# Task details
Begin with the first line below and retype each line exactly through the line containing "bx.text(a + b". Any pictures are to be left out.

Input rows start

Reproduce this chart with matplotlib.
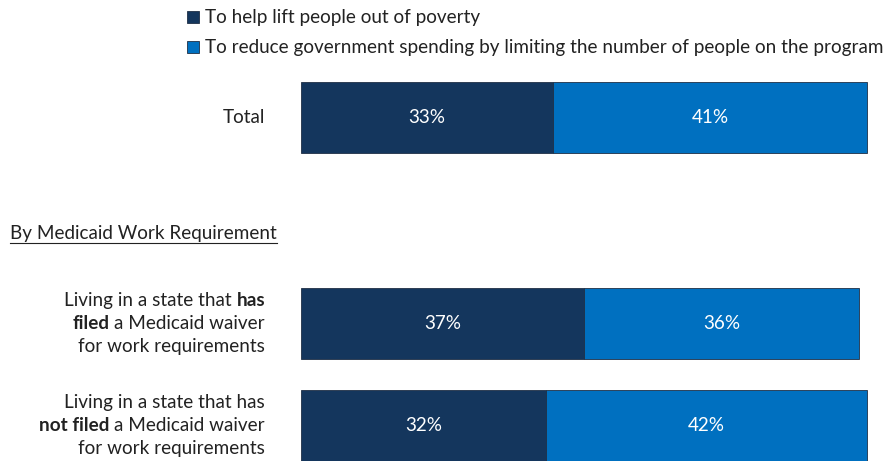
import matplotlib.pyplot as plt

plt.rcParams['font.family'] = ['Lato', 'DejaVu Sans']

# data
series = ["To help lift people out of poverty",
          "To reduce government spending by limiting the number of people on the program"]
colors = ["#14365D", "#0070C0"]
lift = [33, 37, 32]
reduce = [41, 36, 42]
row_labels = [
    [[("Total", "normal")]],
    [[("Living in a state that", "normal"), ("has", "bold")],
     [("filed", "bold"), ("a Medicaid waiver", "normal")],
     [("for work requirements", "normal")]],
    [[("Living in a state that has", "normal")],
     [("not filed", "bold"), ("a Medicaid waiver", "normal")],
     [("for work requirements", "normal")]],
]
section = "By Medicaid Work Requirement"

# layout (pixels)
W, H = 891, 461
row_y = [117.5, 323.5, 425.5]
bar_h = 71
px_per_pct = 7.65
fs = 13.6

fig = plt.figure(figsize=(W / 100, H / 100), dpi=100)
bg = fig.add_axes([0, 0, 1, 1])
bg.set_xlim(0, W)
bg.set_ylim(H, 0)
bg.axis("off")

bx = fig.add_axes([301 / W, 0, 1 - 301 / W, 1])
bx.set_xlim(0, (W - 301) / px_per_pct)
bx.set_ylim(H, 0)
bx.axis("off")

bx.barh(row_y, lift, height=bar_h, color=colors[0], edgecolor="#1f2f45", linewidth=0.6)
bx.barh(row_y, reduce, left=lift, height=bar_h, color=colors[1], edgecolor="#1f2f45", linewidth=0.6)
for y, a, b in zip(row_y, lift, reduce):
    bx.text(a / 2, y, f"{a}%", color="white", ha="center", va="center", fontsize=fs)
    bx.text(a + b / 2, y, f"{b}%", color="white", ha="center", va="center", fontsize=fs)

# legend
for i, (name, c) in enumerate(zip(series, colors)):
    yy = 17 + 30 * i
    bg.add_patch(plt.Rectangle((187, yy - 6), 12, 12, facecolor=c, edgecolor="#1f2f45", linewidth=0.6))
    bg.text(205, yy, name, ha="left", va="center", fontsize=fs, color="#222222")

renderer = fig.canvas.get_renderer()


def width_of(s, weight):
    t = bg.text(0, 0, s, fontsize=fs, fontweight=weight)
    w = t.get_window_extent(renderer).width
    t.remove()
    return w


space = width_of("a a", "normal") - width_of("aa", "normal")

# row labels with mixed bold
right = 265
for y, lines in zip(row_y, row_labels):
    n = len(lines)
    for j, segs in enumerate(lines):
        ly = y + (j - (n - 1) / 2) * 23
        widths = [width_of(s, w) for s, w in segs]
        total = sum(widths) + space * (len(segs) - 1)
        x = right - total
        for (s, w), wd in zip(segs, widths):
            bg.text(x, ly, s, fontsize=fs, fontweight=w, ha="left", va="center", color="#222222")
            x += wd + space

# section heading, underlined
h = bg.text(10, 233, section, fontsize=fs, ha="left", va="center", color="#222222")
hw = h.get_window_extent(renderer).width
bg.plot([10, 10 + hw], [243, 243], color="#222222", linewidth=0.8)

fig.savefig("out.png", dpi=100)
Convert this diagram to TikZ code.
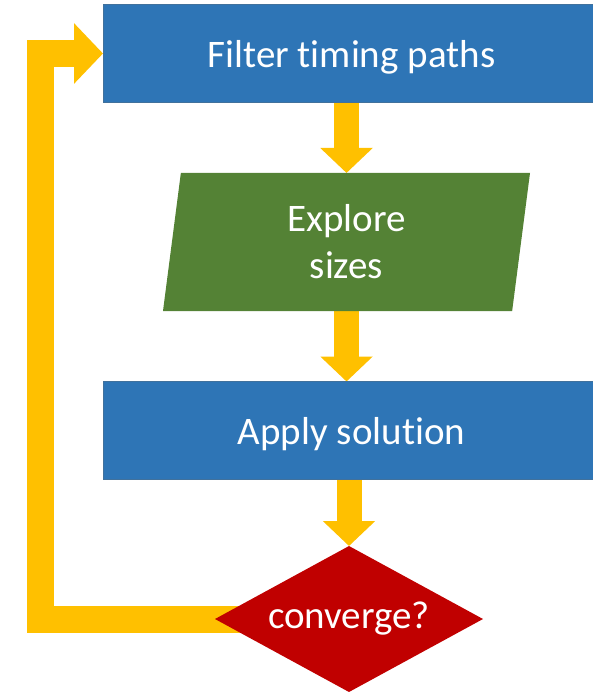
\documentclass[tikz,border=0pt]{standalone}
\usepackage{fontspec}
\setmainfont{Carlito}[Ligatures=NoCommon]
\usetikzlibrary{shapes.geometric,arrows.meta,backgrounds}
\definecolor{boxblue}{HTML}{2E75B6}
\definecolor{blueedge}{HTML}{41719C}
\definecolor{boxgreen}{HTML}{548235}
\definecolor{boxred}{HTML}{C00000}
\definecolor{flowyellow}{HTML}{FFC000}
\begin{document}
\begin{tikzpicture}[x=1pt,y=-1pt,
  every node/.style={text=white, font=\fontsize{39}{47}\selectfont, inner sep=0pt, outer sep=0pt},
  process/.style={rectangle, fill=boxblue, draw=blueedge, line width=0.8pt,
    minimum width=497pt, minimum height=98pt, text depth=0pt},
  io/.style={trapezium, trapezium left angle=76.5, trapezium right angle=103.5,
    trapezium stretches body, fill=boxgreen, minimum width=367pt,
    minimum height=138pt, align=center},
  decision/.style={diamond, aspect=1.836, fill=boxred, minimum width=268pt, minimum height=146pt},
  flow/.style={draw=flowyellow, line width=25pt, -{Triangle[length=25pt,width=51pt]}},
  loopback/.style={draw=flowyellow, line width=27pt, line join=miter,
    -{Triangle[length=29pt,width=59pt]}}
]
\useasboundingbox (0,0) rectangle (593,692);

% flow chart steps
\node[process] (top) at (351.5,53.5) {Filter timing paths};
\node[io] (explore) at (346.5,242) {Explore\\sizes};
\node[process] (apply) at (351.5,430.5) {Apply solution};
\node[decision] (conv) at (349,619) {converge?};
\coordinate (loopx) at (40,53.5);

% block arrows between the steps
\begin{scope}[on background layer]
  \draw[flow] (top.south -| explore.north) -- (explore.north);
  \draw[flow] (explore.south) -- (apply.north -| explore.south);
  \draw[flow] (apply.south -| conv.north) -- (conv.north);
  \draw[loopback] (conv.center) -| (loopx) -- (top.west);
\end{scope}
\end{tikzpicture}
\end{document}
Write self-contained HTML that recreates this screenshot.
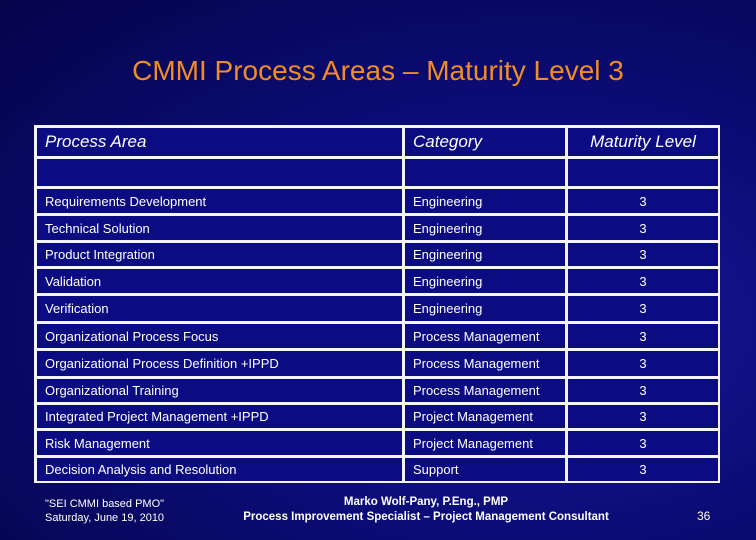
<!DOCTYPE html>
<html><head><meta charset="utf-8"><style>
html,body{margin:0;padding:0}
body{width:756px;height:540px;position:relative;overflow:hidden;font-family:"Liberation Sans",sans-serif;
background:radial-gradient(ellipse at 70% 60%,#1a1a9a 0%,#0c0c78 45%,#04044a 100%);}
.t{position:absolute;color:#fff;white-space:nowrap}
#tbl{position:absolute;left:34px;top:125px;width:686px;height:358px;background:#f4f4f8}
.c{position:absolute;background:#0b0b82;color:#fff;font-size:13px;box-sizing:border-box;padding-left:8px;display:flex;align-items:center;white-space:nowrap}
.h{font-style:italic;font-size:17px;align-items:flex-start;padding-top:4px}
</style></head><body>
<div class="t" style="left:0;width:756px;text-align:center;top:55px;font-size:28px;color:#f08c28">CMMI Process Areas – Maturity Level 3</div>
<div id="tbl"></div>
<div class="t" style="left:45px;top:497px;font-size:11px;line-height:14px">"SEI CMMI based PMO"<br>Saturday, June 19, 2010</div>
<div class="t" style="left:236px;top:495px;font-size:11.5px;font-weight:bold;text-align:center;line-height:15px;width:380px">Marko Wolf-Pany, P.Eng., PMP<br>Process Improvement Specialist – Project Management Consultant</div>
<div class="t" style="left:697px;top:509px;font-size:12px">36</div>
<script>
const areas=["Process Area","","Requirements Development","Technical Solution","Product Integration","Validation","Verification","Organizational Process Focus","Organizational Process Definition +IPPD","Organizational Training","Integrated Project Management +IPPD","Risk Management","Decision Analysis and Resolution"];
const cats=["Category","","Engineering","Engineering","Engineering","Engineering","Engineering","Process Management","Process Management","Process Management","Project Management","Project Management","Support"];
const levels=["Maturity Level","","3","3","3","3","3","3","3","3","3","3","3"];
const ys=[126,157,187,214,241,267,294,322,349,377,403,429,456,482];
const xs=[35,403,566,719];
const tbl=document.getElementById('tbl');
const cols=[areas,cats,levels];
for(let r=0;r<areas.length;r++){for(let c=0;c<3;c++){
 const d=document.createElement('div');
 d.className='c'+(r===0?' h':'');
 
 
 const x0=xs[c]+2,x1=xs[c+1]-1,y0=ys[r]+2,y1=ys[r+1]-1;
 d.style.left=(x0-34)+'px';d.style.top=(y0-125)+'px';d.style.width=(x1-x0)+'px';d.style.height=(y1-y0)+'px';
 if(c===2){d.style.justifyContent='center';d.style.paddingLeft='0';}
 d.textContent=cols[c][r];
 tbl.appendChild(d);
}}
</script>
</body></html>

Input rows end

# Solution to this problem
Reproduce this chart with matplotlib.
import matplotlib.pyplot as plt

plt.rcParams['font.family'] = ['Lato', 'DejaVu Sans']

# data
series = ["To help lift people out of poverty",
          "To reduce government spending by limiting the number of people on the program"]
colors = ["#14365D", "#0070C0"]
lift = [33, 37, 32]
reduce = [41, 36, 42]
row_labels = [
    [[("Total", "normal")]],
    [[("Living in a state that", "normal"), ("has", "bold")],
     [("filed", "bold"), ("a Medicaid waiver", "normal")],
     [("for work requirements", "normal")]],
    [[("Living in a state that has", "normal")],
     [("not filed", "bold"), ("a Medicaid waiver", "normal")],
     [("for work requirements", "normal")]],
]
section = "By Medicaid Work Requirement"

# layout (pixels)
W, H = 891, 461
row_y = [117.5, 323.5, 425.5]
bar_h = 71
px_per_pct = 7.65
fs = 13.6

fig = plt.figure(figsize=(W / 100, H / 100), dpi=100)
bg = fig.add_axes([0, 0, 1, 1])
bg.set_xlim(0, W)
bg.set_ylim(H, 0)
bg.axis("off")

bx = fig.add_axes([301 / W, 0, 1 - 301 / W, 1])
bx.set_xlim(0, (W - 301) / px_per_pct)
bx.set_ylim(H, 0)
bx.axis("off")

bx.barh(row_y, lift, height=bar_h, color=colors[0], edgecolor="#1f2f45", linewidth=0.6)
bx.barh(row_y, reduce, left=lift, height=bar_h, color=colors[1], edgecolor="#1f2f45", linewidth=0.6)
for y, a, b in zip(row_y, lift, reduce):
    bx.text(a / 2, y, f"{a}%", color="white", ha="center", va="center", fontsize=fs)
    bx.text(a + b / 2, y, f"{b}%", color="white", ha="center", va="center", fontsize=fs)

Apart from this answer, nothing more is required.